After the filing of the foregoing opinion, the plaintiff moved for leave to amend his complaint, and, after argument, the following opinion was filed:

By the Court.

There were two separate demurrers to the complaint. The court below sustained one demurrer and overruled the other. Plaintiff appealed from the order sustaining the demurrer, and the defendants whose demurrer was overruled appealed from the order overruling their demurrer. This court affirmed the order sustaining the demurrer, and reversed the other. Plaintiff now moves this court to modify its judgment on the orders appealed from, so as to give him leave to amend his complaint in the court below.

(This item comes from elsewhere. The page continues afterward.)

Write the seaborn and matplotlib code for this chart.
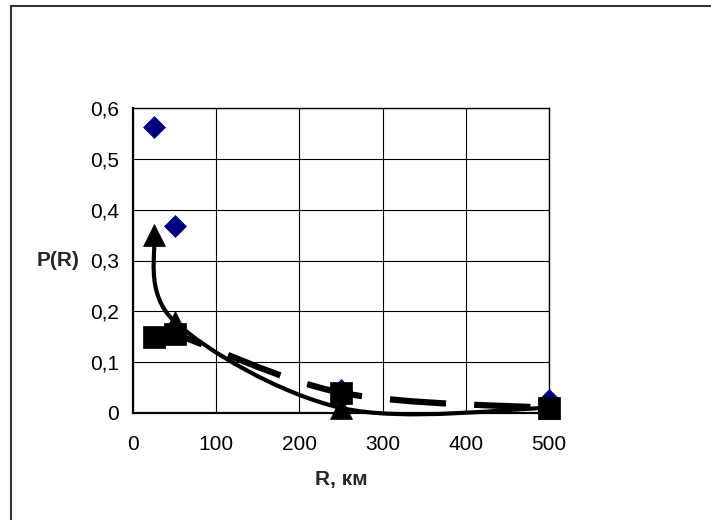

We have no doubt of the power of this court to grant the relief asked for; but it ought to be rarely exercised. It is a matter resting in discretion, — a discretion to be guided not alone by the character of the pleadings, but also, in some instances at least, by the prior proceedings in and conduct of the cause. On such appeals as these, only the pleadings and orders come here. We ordinarily know nothing of what other proceedings have been had in the cause. The court below is supposed to know what has been done up to the decision of the demurrers. There is great reason, therefore, why the court below, when the case is remanded, and not this court, should, as a general rule, determine whether a party may have leave to answer or to amend.

Motions denied; but, as this court does not consider their merits, it will be without prejudice to any application which may be made for leave to amend in the court below.